(Charts and diagrams as code)
^^^^^^^^

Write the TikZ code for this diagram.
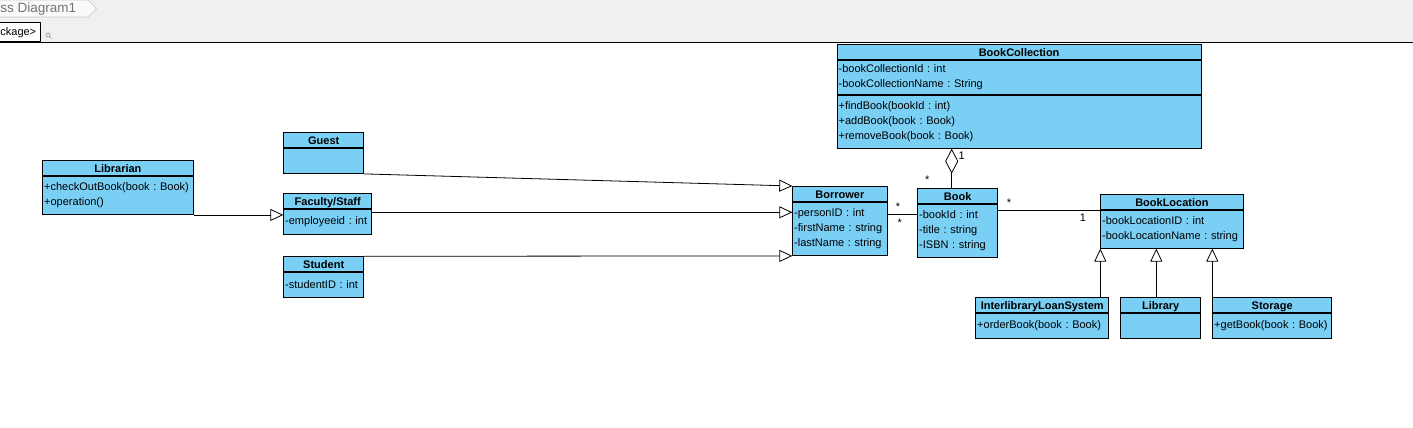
\documentclass[tikz,border=0pt]{standalone}
\usepackage{fontspec}
\setmainfont{Liberation Sans}
\usetikzlibrary{positioning,arrows.meta}
\definecolor{umlblue}{RGB}{122,207,245}
\definecolor{chrome}{RGB}{240,240,240}
\newcommand{\umlfont}{\fontsize{11}{15}\selectfont}
\frenchspacing
\tikzset{
  clshead/.style={draw, fill=umlblue, anchor=north west, inner sep=0pt, minimum height=15pt,
    text height=9pt, text depth=0.6pt, font=\umlfont\bfseries},
  clsbody/.style={draw, fill=umlblue, inner xsep=1.5pt, inner ysep=0pt, align=left, font=\umlfont},
  gen/.style={-{Triangle[open,length=13pt,width=12pt]}},
  agg/.style={{Diamond[open,length=25pt,width=13pt]}-},
  mult/.style={font=\umlfont, inner sep=0pt},
}

\begin{document}
\begin{tikzpicture}[x=1pt,y=-1pt,line width=0.8pt]
        \useasboundingbox (0,0) rectangle (1413,428);
        % tab bar
        \fill[chrome] (0,0) rectangle (1413,42);
        \draw[line width=0.6pt, draw=black!22, fill=black!2] (-1,0) -- (88,0) -- (96.5,8.5) -- (88,17) -- (-1,17);
        \node[anchor=base west, inner sep=0pt, text=black!55, font=\fontsize{13.5}{15}\selectfont] (tab) at (0,12.7) {ss Diagram1};
        \draw[fill=white] (-2,22.3) rectangle (40.7,41.7);
        \node[anchor=base west, inner sep=0pt, font=\umlfont] (pkg) at (0,36) {ckage>};
        \draw[black!45, line width=0.6pt] (48,35) circle[radius=2pt] (49.5,36.5) -- (51.5,38.5);
        \draw[line width=1.6pt] (0,42.5) -- (1413,42.5);

        % users
        \node[clshead, minimum width=150.4pt] (librarian) at (42.3,160.3) {Librarian};
        \node[clsbody, below=0pt of librarian, text width=147.4pt, minimum height=38pt] (librarianops)
            {+checkOutBook(book : Book)\\+operation()};
        \node[clshead, minimum width=80pt] (guest) at (283.3,132.3) {Guest};
        \node[clsbody, below=0pt of guest, text width=77pt, minimum height=25pt] (guestattr) {};
        \node[clshead, minimum width=88pt] (faculty) at (283.3,193.3) {Faculty/Staff};
        \node[clsbody, below=0pt of faculty, text width=85pt, minimum height=25pt] (facultyattr) {-employeeid : int};
        \node[clshead, minimum width=80pt] (student) at (283.3,256.3) {Student};
        \node[clsbody, below=0pt of student, text width=77pt, minimum height=25pt] (studentattr) {-studentID : int};
        \node[clshead, minimum width=94.4pt] (borrower) at (792.3,186) {Borrower};
        \node[clsbody, below=0pt of borrower, text width=91.4pt, minimum height=53.3pt] (borrowerattr)
            {-personID : int\\-firstName : string\\-lastName : string};

        % books
        \node[clshead, minimum width=364pt] (collection) at (836.7,44.3) {BookCollection};
        \node[clsbody, below=0pt of collection, text width=361pt, minimum height=34pt] (collectionattr)
            {-bookCollectionId : int\\-bookCollectionName : String};
        \node[clsbody, below=0pt of collectionattr, text width=361pt, minimum height=53pt] (collectionops)
            {+findBook(bookId : int)\\+addBook(book : Book)\\+removeBook(book : Book)};
        \node[clshead, minimum width=80pt] (book) at (917.3,188.3) {Book};
        \node[clsbody, below=0pt of book, text width=77pt, minimum height=53pt] (bookattr)
            {-bookId : int\\-title : string\\-ISBN : string};

        % locations
        \node[clshead, minimum width=142.4pt] (location) at (1100.3,194.3) {BookLocation};
        \node[clsbody, below=0pt of location, text width=139.4pt, minimum height=37.7pt] (locationattr)
            {-bookLocationID : int\\-bookLocationName : string};
        \node[clshead, minimum width=133pt] (loansys) at (975.3,297.3) {InterlibraryLoanSystem};
        \node[clsbody, below=0pt of loansys, text width=130pt, minimum height=25pt] (loansysops) {+orderBook(book : Book)};
        \node[clshead, minimum width=80pt] (library) at (1120.3,297.3) {Library};
        \node[clsbody, below=0pt of library, text width=77pt, minimum height=25pt] (libraryops) {};
        \node[clshead, minimum width=119pt] (storage) at (1212.3,297.3) {Storage};
        \node[clsbody, below=0pt of storage, text width=116pt, minimum height=25pt] (storageops) {+getBook(book : Book)};

        % generalizations
        \coordinate (facultyline) at (0,212.3);
        \coordinate (libraryx) at (1156.3,0);
        \draw[gen] (librarianops.south east) -- (facultyattr.west |- librarianops.south east);
        \draw[gen] (guestattr.south east) -- (borrower.north west);
        \draw[gen] (facultyattr.east |- facultyline) -- (borrowerattr.west |- facultyline);
        \draw[gen] (student.north east) -- (borrowerattr.south west);
        \draw[gen] (loansys.north -| locationattr.south west) -- (locationattr.south west);
        \draw[gen] (library.north -| libraryx) -- (locationattr.south -| libraryx);
        \draw[gen] (storage.north west) -- (locationattr.south -| storage.north west);

        % associations
        \coordinate (borrowline) at (0,214);
        \coordinate (aggx) at (951.7,0);
        \coordinate (locline) at (0,210.7);
        \draw (borrowerattr.east |- borrowline) -- (bookattr.west |- borrowline)
            node[mult, pos=0.35, yshift=7.75pt] (m1) {*}
            node[mult, pos=0.41, yshift=-8.25pt] (m2) {*};
        \draw[agg] (collectionops.south -| aggx) -- (book.north -| aggx)
            node[mult, pos=0.167, xshift=10pt] (m3) {1}
            node[mult, pos=0.72, xshift=-24.4pt, yshift=-2.25pt] (m4) {*};
        \draw (bookattr.east |- locline) -- (locationattr.west |- locline)
            node[mult, pos=0.107, yshift=8.45pt] (m5) {*}
            node[mult, pos=0.83, yshift=-6.6pt] (m6) {1};
\end{tikzpicture}
\end{document}
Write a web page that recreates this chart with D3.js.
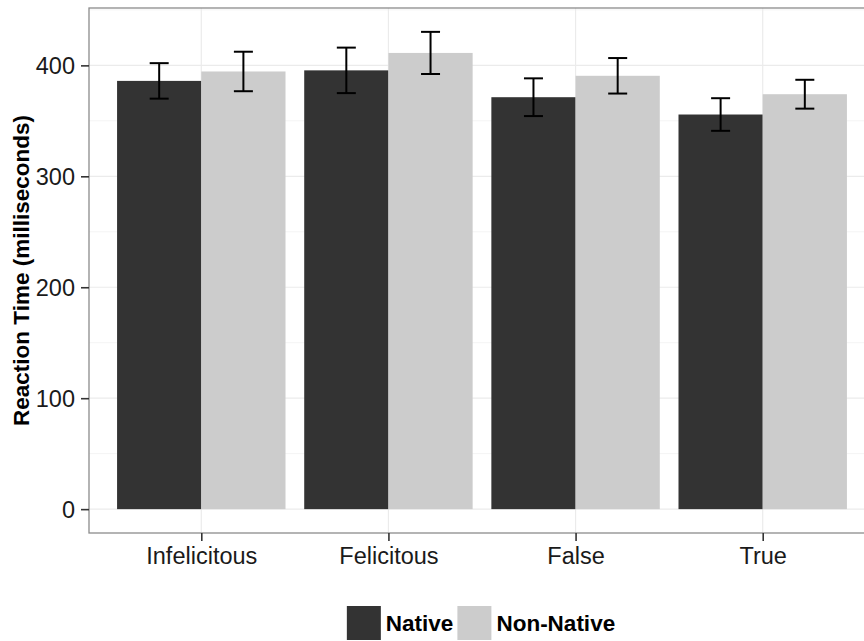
<!DOCTYPE html>
<html>
<head>
<meta charset="utf-8">
<script src="https://cdn.jsdelivr.net/npm/d3@7"></script>
<style>
    body { margin: 0; background: #fff; }
    svg { display: block; font-family: "Liberation Sans", Arial, sans-serif; }
</style>
</head>
<body>
<script>
// reaction time bars, native vs non-native, with error bars

const categories = ["Infelicitous", "Felicitous", "False", "True"]
const groups = ["Native", "Non-Native"]
const nativeRT = [386, 395.5, 371.3, 355.7]
const nonNativeRT = [394.5, 411.2, 390.6, 374]
const nativeErr = [16, 20.5, 17, 14.7]
const nonNativeErr = [17.8, 19, 16, 13]
const yTicks = [0, 100, 200, 300, 400]

const width = 864,
    height = 641

const colors = { "Native": "#333333", "Non-Native": "#cccccc" }

// panel box (right side runs past the picture edge, like the original crop)
const panel = { left: 89, right: 875, top: 8, bottom: 533 }

const rows = categories.map((c, i) => ([
    { cat: c, group: "Native", value: nativeRT[i], err: nativeErr[i] },
    { cat: c, group: "Non-Native", value: nonNativeRT[i], err: nonNativeErr[i] }
])).flat()

const svg = d3.select("body").append("svg")
    .attr("width", width)
    .attr("height", height)

const x = d3.scalePoint()
    .domain(categories)
    .range([panel.left, panel.right])
    .padding(0.6)

const step = x.step()
const xGroup = d3.scaleBand()
    .domain(groups)
    .range([-0.45 * step, 0.45 * step])

const maxY = d3.max(rows, d => d.value + d.err)
const pad = maxY * 0.05
const y = d3.scaleLinear()
    .domain([-pad, maxY + pad])
    .range([panel.bottom, panel.top])

// grid
const grid = svg.append("g")
const minor = d3.range(50, maxY + pad, 100)
grid.selectAll(".minor")
    .data(minor)
    .join("line")
    .attr("x1", panel.left).attr("x2", panel.right)
    .attr("y1", d => y(d)).attr("y2", d => y(d))
    .attr("stroke", "#f4f4f4")
    .attr("stroke-width", 1)
grid.selectAll(".major")
    .data(yTicks)
    .join("line")
    .attr("x1", panel.left).attr("x2", panel.right)
    .attr("y1", d => y(d)).attr("y2", d => y(d))
    .attr("stroke", "#ebebeb")
    .attr("stroke-width", 1.2)
grid.selectAll(".vmajor")
    .data(categories)
    .join("line")
    .attr("x1", d => x(d)).attr("x2", d => x(d))
    .attr("y1", panel.top).attr("y2", panel.bottom)
    .attr("stroke", "#ebebeb")
    .attr("stroke-width", 1.2)

// bars
svg.append("g")
    .selectAll("rect")
    .data(rows)
    .join("rect")
    .attr("x", d => x(d.cat) + xGroup(d.group))
    .attr("width", xGroup.bandwidth())
    .attr("y", d => y(d.value))
    .attr("height", d => y(0) - y(d.value))
    .attr("fill", d => colors[d.group])

// error bars
const whisker = 9.5
const errs = svg.append("g")
    .attr("stroke", "#000")
    .attr("stroke-width", 2)
    .selectAll("g")
    .data(rows)
    .join("g")
    .attr("transform", d => `translate(${x(d.cat) + xGroup(d.group) + xGroup.bandwidth() / 2},0)`)
errs.append("line")
    .attr("y1", d => y(d.value - d.err))
    .attr("y2", d => y(d.value + d.err))
errs.append("line")
    .attr("x1", -whisker).attr("x2", whisker)
    .attr("y1", d => y(d.value + d.err)).attr("y2", d => y(d.value + d.err))
errs.append("line")
    .attr("x1", -whisker).attr("x2", whisker)
    .attr("y1", d => y(d.value - d.err)).attr("y2", d => y(d.value - d.err))

// panel border
svg.append("rect")
    .attr("x", panel.left)
    .attr("y", panel.top)
    .attr("width", panel.right - panel.left)
    .attr("height", panel.bottom - panel.top)
    .attr("fill", "none")
    .attr("stroke", "#8c8c8c")
    .attr("stroke-width", 1.3)

// axes
const yAxis = svg.append("g")
    .attr("transform", `translate(${panel.left},0)`)
    .call(d3.axisLeft(y).tickValues(yTicks).tickSize(8).tickPadding(6))
const xAxis = svg.append("g")
    .attr("transform", `translate(0,${panel.bottom})`)
    .call(d3.axisBottom(x).tickSize(8).tickPadding(6))

;[yAxis, xAxis].forEach(a => {
    a.select(".domain").remove()
    a.selectAll(".tick line").attr("stroke", "#333").attr("stroke-width", 1.6)
    a.selectAll(".tick text")
        .attr("fill", "#1a1a1a")
        .style("font-size", "23.5px")
        .style("font-family", "'Liberation Sans', Arial, sans-serif")
})
yAxis.selectAll(".tick text").attr("dy", "0.36em")

svg.append("text")
    .attr("transform", `translate(29,${(panel.top + panel.bottom) / 2}) rotate(-90)`)
    .attr("text-anchor", "middle")
    .style("font-size", "22.5px")
    .style("font-weight", "bold")
    .attr("fill", "#000")
    .text("Reaction Time (milliseconds)")

// legend
const legend = svg.append("g")
const keySize = 34
let lx = 0
groups.forEach((g) => {
    const item = legend.append("g").attr("transform", `translate(${lx},0)`)
    item.append("rect")
        .attr("width", keySize)
        .attr("height", keySize)
        .attr("fill", colors[g])
    const t = item.append("text")
        .attr("x", keySize + 5)
        .attr("y", keySize / 2)
        .attr("dy", "0.36em")
        .style("font-size", "22.5px")
        .style("font-weight", "bold")
        .text(g)
    lx += keySize + 5 + t.node().getComputedTextLength() + 4
})
legend.attr("transform", `translate(${483 - lx / 2},606)`)
</script>
</body>
</html>
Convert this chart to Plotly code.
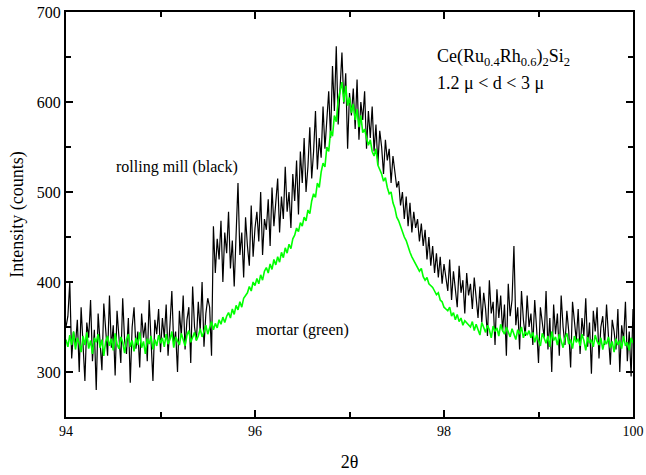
import numpy as np
import plotly.graph_objects as go

# rolling mill (black), 2theta from 94 to 100 in 0.02 steps
black_counts = [
    350, 362, 400, 315, 345, 330, 358, 300, 372, 325,
    290, 355, 338, 380, 312, 347, 280, 365, 333, 302,
    376, 340, 318, 385, 327, 352, 296, 368, 341, 310,
    382, 335, 320, 360, 288, 350, 372, 326, 345, 305,
    365, 338, 355, 312, 380, 330, 290, 358, 342, 370,
    322,
    360, 338, 375, 318, 352, 390, 330, 345, 300, 368,
    340, 385, 325, 358, 372, 310, 395, 350, 335, 378,
    345, 400, 328, 365, 382,
    372, 318, 462, 410, 448,
    425, 468, 400, 455, 432, 478, 415, 446, 395, 462,
    510, 430, 455, 405, 472, 440, 418, 485, 428, 460,
    478, 445, 500, 430, 470, 458, 492, 440, 505, 462,
    485, 515, 455, 495, 470, 528, 478, 500, 460, 520,
    490, 535, 475, 545, 510, 560, 500, 528, 572, 515,
    545, 590, 525, 560, 538, 595, 548,
    580, 612, 560, 640, 590, 662, 575, 620, 655, 598,
    632, 548, 610,
    585, 615, 570, 625, 558, 600, 580, 612, 548, 590,
    560, 595, 545, 575, 530, 568, 550, 520, 558, 535,
    548, 510, 540, 525, 505,
    512, 485, 500, 470, 495, 462, 488, 455, 478, 460,
    470, 445, 465,
    440, 458, 425, 450, 418, 440, 410, 432, 405, 428, 398, 420,
    405, 390, 425, 380, 412, 395, 372, 418, 388, 402,
    365, 410, 385, 398, 370, 405, 380, 360,
    395, 355, 388, 370, 340, 402, 365, 378, 330, 392,
    360, 385, 345, 375, 318, 398, 362, 380, 440, 352,
    372, 325, 390, 358, 340, 385, 350,
    365, 330, 380, 348, 310, 372, 355, 338, 390, 325,
    360, 300, 375, 342, 365, 318, 385, 350, 330, 368,
    345, 305, 378, 352, 335, 370, 320, 360, 340, 382,
    328, 355, 298, 368, 345, 372, 315, 350, 362, 330,
    375, 340, 308, 358, 345, 325, 370, 300, 352, 335,
    378, 312, 345, 295, 370,
]

# mortar (green), 2theta from 94 to 100 in 0.02 steps
green_counts = [
    336, 328, 341, 330, 345, 325, 338, 332, 322, 340,
    330, 344, 326, 335, 320, 338, 333, 342, 327, 336,
    318, 334, 340, 329, 337, 324, 343, 331, 326, 339,
    333, 321, 336, 342, 328, 335, 323, 338, 330, 344,
    327, 334, 320, 337, 331, 340, 325, 336, 329, 341,
    332,
    338, 328, 342, 331, 336, 345, 327, 339, 334, 330,
    343, 336, 329, 341, 346, 333, 338, 344, 335, 340,
    348, 339, 345, 352, 342, 350, 356, 347, 354, 349, 358, 353, 361, 355, 362,
    366, 360, 370, 364, 374, 369, 378, 372, 382, 385,
    388, 395, 390, 400, 396, 404, 398, 408, 402, 412,
    416, 410, 420, 414, 425, 419, 428, 422, 433, 427, 438, 432, 442, 437, 448,
    452, 460, 456, 466, 462, 472, 468, 480, 476, 490,
    498, 494, 510, 505, 522, 532, 528, 550,
    545, 568, 562, 585, 578, 602, 612, 622,
    600, 618, 596, 605,
    588, 598, 580, 592, 572, 585, 566, 570,
    560, 552, 558, 545, 540, 548, 530,
    525, 520, 512, 516, 505, 498, 500, 488, 482, 472,
    468, 462, 455, 450, 446, 438, 433, 428, 424,
    420, 416, 412, 415, 406, 402, 405, 398, 396, 394,
    390, 386, 388, 380, 378, 372,
    370, 368, 372, 362, 366, 358, 364, 356, 360, 352, 357, 355, 353,
    350, 356, 346, 353, 348, 341, 355, 349, 344, 352,
    347, 338, 351, 345, 349, 340, 353, 346, 342, 350,
    344, 339, 348, 343, 336, 347, 342, 350, 338, 345,
    341, 346,
    338, 344, 333, 341, 336, 329, 343, 337, 332, 340,
    328, 345, 335, 339, 330, 342, 334, 327, 338, 343,
    331, 336, 326, 340, 333, 337, 329, 342, 335, 324,
    339, 332, 336, 328, 341, 334, 330, 338, 325, 335,
    331, 339, 327, 334, 322, 337, 330, 335, 326, 340,
    329, 333, 324, 338, 332,
]

x_black = np.linspace(94, 100, len(black_counts))
x_green = np.linspace(94, 100, len(green_counts))

x_tickvals = [94, 96, 98, 100]
y_tickvals = [300, 400, 500, 600, 700]

FONT = "Liberation Serif"

fig = go.Figure()
fig.add_trace(go.Scatter(x=x_black, y=black_counts, mode="lines",
                         line=dict(color="black", width=1.2), name="rolling mill"))
fig.add_trace(go.Scatter(x=x_green, y=green_counts, mode="lines",
                         line=dict(color="#00ff00", width=1.6), name="mortar"))

axis_common = dict(showline=True, linecolor="black", linewidth=2, mirror="ticks",
                   ticks="inside", tickwidth=1.5, ticklen=7, tickcolor="black",
                   showgrid=False, zeroline=False, automargin=False)

fig.update_xaxes(range=[94, 100], tickvals=x_tickvals,
                 minor=dict(dtick=1, tick0=94, ticks="inside", ticklen=5, tickwidth=1.5, tickcolor="black"),
                 tickfont=dict(family=FONT, size=14, color="black"),
                 title=dict(text="2θ", font=dict(family=FONT, size=18, color="black"), standoff=18),
                 **axis_common)
fig.update_yaxes(range=[250, 700], tickvals=y_tickvals,
                 minor=dict(dtick=50, tick0=250, ticks="inside", ticklen=5, tickwidth=1.5, tickcolor="black"),
                 tickfont=dict(family=FONT, size=16, color="black"),
                 title=dict(text="Intensity (counts)", font=dict(family=FONT, size=18, color="black"), standoff=8),
                 **axis_common)

ann_font = dict(family=FONT, size=16, color="black")
fig.add_annotation(x=95.17, y=528, text="rolling mill (black)", showarrow=False, font=ann_font)
fig.add_annotation(x=96.5, y=347, text="mortar (green)", showarrow=False, font=ann_font)
fig.add_annotation(x=97.9, y=649, xanchor="left",
                   text="Ce(Ru<sub>0.4</sub>Rh<sub>0.6</sub>)<sub>2</sub>Si<sub>2</sub>",
                   showarrow=False, font=dict(family=FONT, size=18, color="black"))
fig.add_annotation(x=97.9, y=621, xanchor="left",
                   text="1.2 μ &lt; d &lt; 3 μ",
                   showarrow=False, font=dict(family=FONT, size=18, color="black"))

fig.update_layout(width=646, height=475, margin=dict(l=66, r=13, t=12, b=58),
                  paper_bgcolor="white", plot_bgcolor="white", showlegend=False,
                  font=dict(family=FONT, color="black"))

fig.write_html("out.html", config={"displayModeBar": False},
               post_script="document.body.style.margin='0';")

^^^^^^^^

__GOAL OF THE EXERCISE__
Leave out the pictures and quote exactly the lines from the one where "Write a web" appears to the one where "0.45 * step])" appears, both ends counted.

__TASK ANSWER__
Write a web page that recreates this chart with D3.js.
<!DOCTYPE html>
<html>
<head>
<meta charset="utf-8">
<script src="https://cdn.jsdelivr.net/npm/d3@7"></script>
<style>
    body { margin: 0; background: #fff; }
    svg { display: block; font-family: "Liberation Sans", Arial, sans-serif; }
</style>
</head>
<body>
<script>
// reaction time bars, native vs non-native, with error bars

const categories = ["Infelicitous", "Felicitous", "False", "True"]
const groups = ["Native", "Non-Native"]
const nativeRT = [386, 395.5, 371.3, 355.7]
const nonNativeRT = [394.5, 411.2, 390.6, 374]
const nativeErr = [16, 20.5, 17, 14.7]
const nonNativeErr = [17.8, 19, 16, 13]
const yTicks = [0, 100, 200, 300, 400]

const width = 864,
    height = 641

const colors = { "Native": "#333333", "Non-Native": "#cccccc" }

// panel box (right side runs past the picture edge, like the original crop)
const panel = { left: 89, right: 875, top: 8, bottom: 533 }

const rows = categories.map((c, i) => ([
    { cat: c, group: "Native", value: nativeRT[i], err: nativeErr[i] },
    { cat: c, group: "Non-Native", value: nonNativeRT[i], err: nonNativeErr[i] }
])).flat()

const svg = d3.select("body").append("svg")
    .attr("width", width)
    .attr("height", height)

const x = d3.scalePoint()
    .domain(categories)
    .range([panel.left, panel.right])
    .padding(0.6)

const step = x.step()
const xGroup = d3.scaleBand()
    .domain(groups)
    .range([-0.45 * step, 0.45 * step])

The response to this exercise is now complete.